◆ **EXERCISE TASK**
Images are not part of the copy; write out the rest of the data exactly as given.
--- start GIVEN INFORMATION ---
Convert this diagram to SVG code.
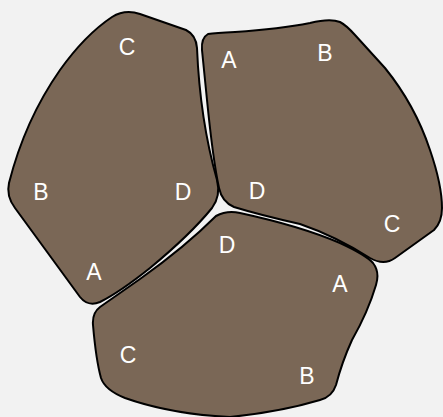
<svg xmlns="http://www.w3.org/2000/svg" width="443" height="417" viewBox="0 0 443 417">
<style>
.piece{fill:#7a6756;stroke:#000;stroke-width:2;stroke-linejoin:round}
.lbl{fill:#fff;font-family:"Liberation Sans",Arial,sans-serif;font-size:23px;text-anchor:middle}
</style>
<rect width="443" height="417" fill="#f2f2f2"/>
<g id="piece-left">
<path class="piece" d="M112,17 Q125,9 140,14 L186,30 Q196,35 197,48 Q200,120 217,180 Q221,196 212,208 Q190,235 150,268 Q120,292 100,302 Q88,307 80,297 L15,208 Q6,196 9,183 Q25,120 60,70 Q85,35 112,17 Z"/>
<text class="lbl" x="127" y="55">C</text>
<text class="lbl" x="41" y="200">B</text>
<text class="lbl" x="183" y="200">D</text>
<text class="lbl" x="94" y="280">A</text>
</g>
<g id="piece-right">
<path class="piece" d="M208,34 Q215,33 235,32 Q280,29 310,23 Q330,18 340,22 Q346,25 355,35 L385,68 Q415,105 430,150 Q442,185 442,208 Q442,222 434,230 L395,258 Q384,266 370,258 Q335,236 300,224 Q260,215 234,207 Q222,202 219,188 Q213,160 207,100 L202,50 Q201,38 208,34 Z"/>
<text class="lbl" x="229" y="68">A</text>
<text class="lbl" x="325" y="61">B</text>
<text class="lbl" x="257" y="199">D</text>
<text class="lbl" x="392" y="232">C</text>
</g>
<g id="piece-bottom">
<path class="piece" d="M216,216 Q227,210 240,213 Q300,226 340,243 Q366,255 373,263 Q380,272 376,285 Q368,312 352,340 Q342,362 336,385 Q332,397 320,400 Q280,412 230,417 Q170,414 125,398 Q105,390 101,378 Q96,360 93,325 Q92,313 100,307 L140,279 Q185,247 216,216 Z"/>
<text class="lbl" x="227" y="253">D</text>
<text class="lbl" x="340" y="292">A</text>
<text class="lbl" x="128" y="363">C</text>
<text class="lbl" x="307" y="384">B</text>
</g>
</svg>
--- end GIVEN INFORMATION ---
◆ **FULL SOLUTION**
Convert this diagram to SVG code.
<svg xmlns="http://www.w3.org/2000/svg" width="443" height="417" viewBox="0 0 443 417">
<style>
.piece{fill:#7a6756;stroke:#000;stroke-width:2;stroke-linejoin:round}
.lbl{fill:#fff;font-family:"Liberation Sans",Arial,sans-serif;font-size:23px;text-anchor:middle}
</style>
<rect width="443" height="417" fill="#f2f2f2"/>
<g id="piece-left">
<path class="piece" d="M112,17 Q125,9 140,14 L186,30 Q196,35 197,48 Q200,120 217,180 Q221,196 212,208 Q190,235 150,268 Q120,292 100,302 Q88,307 80,297 L15,208 Q6,196 9,183 Q25,120 60,70 Q85,35 112,17 Z"/>
<text class="lbl" x="127" y="55">C</text>
<text class="lbl" x="41" y="200">B</text>
<text class="lbl" x="183" y="200">D</text>
<text class="lbl" x="94" y="280">A</text>
</g>
<g id="piece-right">
<path class="piece" d="M208,34 Q215,33 235,32 Q280,29 310,23 Q330,18 340,22 Q346,25 355,35 L385,68 Q415,105 430,150 Q442,185 442,208 Q442,222 434,230 L395,258 Q384,266 370,258 Q335,236 300,224 Q260,215 234,207 Q222,202 219,188 Q213,160 207,100 L202,50 Q201,38 208,34 Z"/>
<text class="lbl" x="229" y="68">A</text>
<text class="lbl" x="325" y="61">B</text>
<text class="lbl" x="257" y="199">D</text>
<text class="lbl" x="392" y="232">C</text>
</g>
<g id="piece-bottom">
<path class="piece" d="M216,216 Q227,210 240,213 Q300,226 340,243 Q366,255 373,263 Q380,272 376,285 Q368,312 352,340 Q342,362 336,385 Q332,397 320,400 Q280,412 230,417 Q170,414 125,398 Q105,390 101,378 Q96,360 93,325 Q92,313 100,307 L140,279 Q185,247 216,216 Z"/>
<text class="lbl" x="227" y="253">D</text>
<text class="lbl" x="340" y="292">A</text>
<text class="lbl" x="128" y="363">C</text>
<text class="lbl" x="307" y="384">B</text>
</g>
</svg>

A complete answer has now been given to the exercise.